Let’s take a look at an actual death certificate.  We’ll be using my great-grandfather’s death certificate as an example:

Death certificate for my great-grandfather, Edward Bell Conwell, Sr.

This death certificate is a veritable gold mine of information.  It shows most of the information on the bulleted list above.  The only thing I don’t see on the certificate that is listed above is the place of birth of his parents.  In addition I can tell that he only resided in Kansas City, Missouri for 6 months and the time between the claimed onset of the cause of death and his actual death was 2 months.  This would lead me to believe he moved from his prior residence to the place of death for health reasons.  I happen to know the place of death was the house my grandparents owned at the time, so he died while living with his son.

Something that stuck out at me on this death certificate was the answer to his marital status at the time of his death.

The answer itself is not odd.  Great-grandma Zella died two years before in 1948.  What’s interesting to me is that is looks like the number two is listed in that box with his widowed status.  I’m possibly reading too much into that because I’ve never heard of great-grandpa having been married before he was married to great-grandma Zella, but stranger things have happened.  I also double checked the family history book my grandparents made for me when I was a child and nothing is listed there for a second wife so I suspect it may have just been a notation of some sort but I’ve added it to my list of things to ask the parental unit in the future with the hope that she’ll know for sure (just in case I’m wrong).

The other thing that was included with the scan of this death certificate was the statement by licensed embalmer.  However, as you can see it wasn’t actually completely filled out.  I wonder if they chose to not embalm him or if the embalmer just didn’t bother to fill out the appropriate blanks on the form?

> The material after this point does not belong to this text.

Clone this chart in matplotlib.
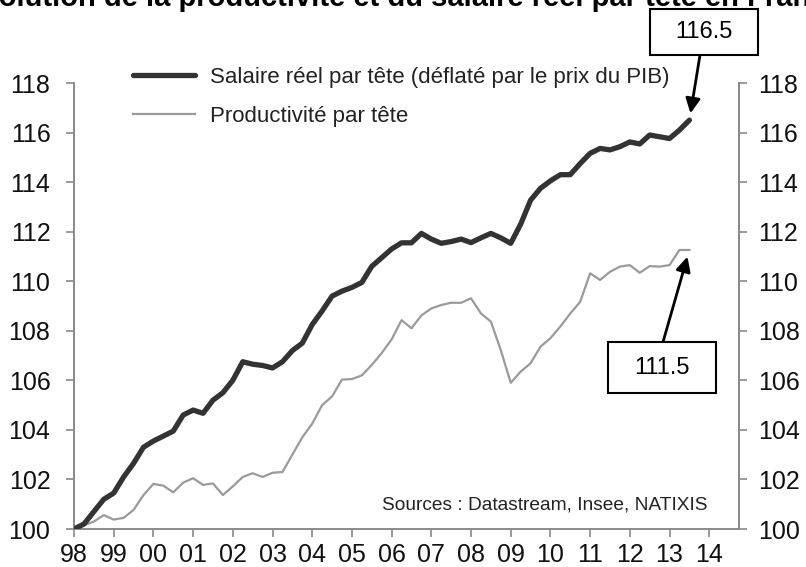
import numpy as np
import matplotlib
matplotlib.use("Agg")
import matplotlib.pyplot as plt
from matplotlib.patches import Rectangle

# Quarterly series, 1998Q1 -> 2013Q3 (index 1998Q1 = 100)
salaire = [100.0, 100.2, 100.7, 101.2, 101.45, 102.1, 102.65, 103.3,
           103.55, 103.75, 103.95, 104.6, 104.8, 104.67, 105.2, 105.5,
           106.0, 106.75, 106.65, 106.6, 106.5, 106.75, 107.2, 107.5,
           108.25, 108.8, 109.4, 109.6, 109.75, 109.95, 110.6, 110.95,
           111.3, 111.55, 111.55, 111.93, 111.7, 111.53, 111.6, 111.7,
           111.56, 111.75, 111.93, 111.75, 111.53, 112.3, 113.27, 113.75,
           114.05, 114.3, 114.3, 114.75, 115.16, 115.36, 115.3, 115.43,
           115.62, 115.54, 115.9, 115.83, 115.76, 116.1, 116.5]

productivite = [100.0, 100.15, 100.3, 100.56, 100.38, 100.45, 100.77, 101.37,
                101.82, 101.75, 101.48, 101.87, 102.05, 101.78, 101.84, 101.37,
                101.72, 102.1, 102.25, 102.1, 102.27, 102.3, 103.0, 103.7,
                104.25, 105.0, 105.35, 106.03, 106.05, 106.2, 106.62, 107.1,
                107.65, 108.43, 108.1, 108.62, 108.9, 109.04, 109.13, 109.13,
                109.31, 108.7, 108.37, 107.22, 105.9, 106.35, 106.69, 107.36,
                107.7, 108.17, 108.7, 109.17, 110.32, 110.05, 110.38, 110.59,
                110.65, 110.34, 110.61, 110.59, 110.65, 111.26, 111.26]

start_year = 1998
year_ticks = list(range(1998, 2015))
year_labels = ["98", "99", "00", "01", "02", "03", "04", "05", "06",
               "07", "08", "09", "10", "11", "12", "13", "14"]
y_ticks = [100, 102, 104, 106, 108, 110, 112, 114, 116, 118]

label_salaire = "Salaire réel par tête (déflaté par le prix du PIB)"
label_prod = "Productivité par tête"
title = "Évolution de la productivité et du salaire réel par tête en France"
source = "Sources : Datastream, Insee, NATIXIS"
note_salaire = "116.5"
note_prod = "111.5"

plt.rcParams["font.family"] = ["Liberation Sans", "DejaVu Sans"]

W, H = 806, 567
fig = plt.figure(figsize=(W / 100, H / 100), dpi=100)
ax = fig.add_axes([74 / W, 1 - 529 / H, (739 - 74) / W, (529 - 83) / H])

t = start_year + np.arange(len(salaire)) / 4

ax.plot(t, salaire, color="#333333", lw=3.8, solid_capstyle="round",
        label=label_salaire, zorder=3)
ax.plot(t, productivite, color="#9a9a9a", lw=1.6, label=label_prod, zorder=2)

ax.set_xlim(1998, 2014.75)
ax.set_ylim(100, 118)
ax.set_xticks(year_ticks)
ax.set_xticklabels(year_labels)
ax.set_yticks(y_ticks)

spine_c = "#8a8a8a"
for s in ["left", "bottom", "right"]:
    ax.spines[s].set_color(spine_c)
    ax.spines[s].set_linewidth(1.4)
ax.spines["top"].set_visible(False)

ax.tick_params(axis="y", direction="out", length=6, width=1.2, color=spine_c,
               labelsize=18, pad=11, labelcolor="#111111")
ax.tick_params(axis="x", direction="out", length=6, width=1.2, color=spine_c,
               labelsize=18, pad=4, labelcolor="#111111")

ax2 = ax.twinx()
ax2.set_ylim(100, 118)
ax2.set_yticks(y_ticks)
for s in ["left", "bottom", "top"]:
    ax2.spines[s].set_visible(False)
ax2.spines["right"].set_color(spine_c)
ax2.spines["right"].set_linewidth(1.4)
ax2.tick_params(axis="y", direction="out", length=6, width=1.2, color=spine_c,
                labelsize=18, pad=8, labelcolor="#111111")

leg = ax.legend(loc="upper left", bbox_to_anchor=(133 / W, 1 - 67 / H),
                bbox_transform=fig.transFigure, frameon=False, fontsize=16,
                handlelength=2.8, handletextpad=0.65, labelspacing=0.8,
                borderpad=0, borderaxespad=0)
for txt in leg.get_texts():
    txt.set_color("#222222")

ax.text((708 - 74) / 665, (529 - 505) / 446, source, transform=ax.transAxes,
        ha="right", va="center", fontsize=13.8, color="#222222")

fig.text(0.5, 1 - 6.5 / H, title, ha="center", va="baseline",
         fontsize=21, fontweight="bold")

# annotation boxes (figure pixel coordinates)
def note(x0, y0, x1, y1, text):
    fig.patches.append(Rectangle((x0 / W, 1 - y1 / H), (x1 - x0) / W,
                                 (y1 - y0) / H, transform=fig.transFigure,
                                 fill=True, facecolor="white",
                                 edgecolor="black", lw=1.5, zorder=5))
    fig.text((x0 + x1) / 2 / W, 1 - (y0 + y1) / 2 / H, text, ha="center",
             va="center", fontsize=17, zorder=6)

note(650, 9, 758, 55, note_salaire)
note(608, 342, 716, 393, note_prod)

arrow = dict(arrowstyle="-|>", color="black", lw=2, mutation_scale=22,
             shrinkA=0, shrinkB=5)
ax.annotate("", xy=(t[-1], salaire[-1]), xycoords="data",
            xytext=(700 / W, 1 - 55 / H), textcoords="figure fraction",
            arrowprops=arrow)
ax.annotate("", xy=(t[-1], productivite[-1]), xycoords="data",
            xytext=(663 / W, 1 - 342 / H), textcoords="figure fraction",
            arrowprops=arrow)

fig.savefig("out.png", dpi=100)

Statement of licensed embalmer from Edward Bell Conwell, Sr.’s death certificate


Great-grandpa Edward Bell Conwell, Sr.

Typically death records are some of the first records genealogists will try and locate.  This is because it’s usually the most recent record of the research subject and can contain a great deal of information.  But genealogists should always make an effort to verify the information provided on the death certificate before assuming it’s correct because the information being provided isn’t being provided by the subject of the record but by a person who knew the deceased and that person may not have all the information or completely accurate information.

It’s also important to remember that information included on death certificates may vary by location so the information you would find on a Kansas death certificate may very well be different than the information you would find on a New York death certificate.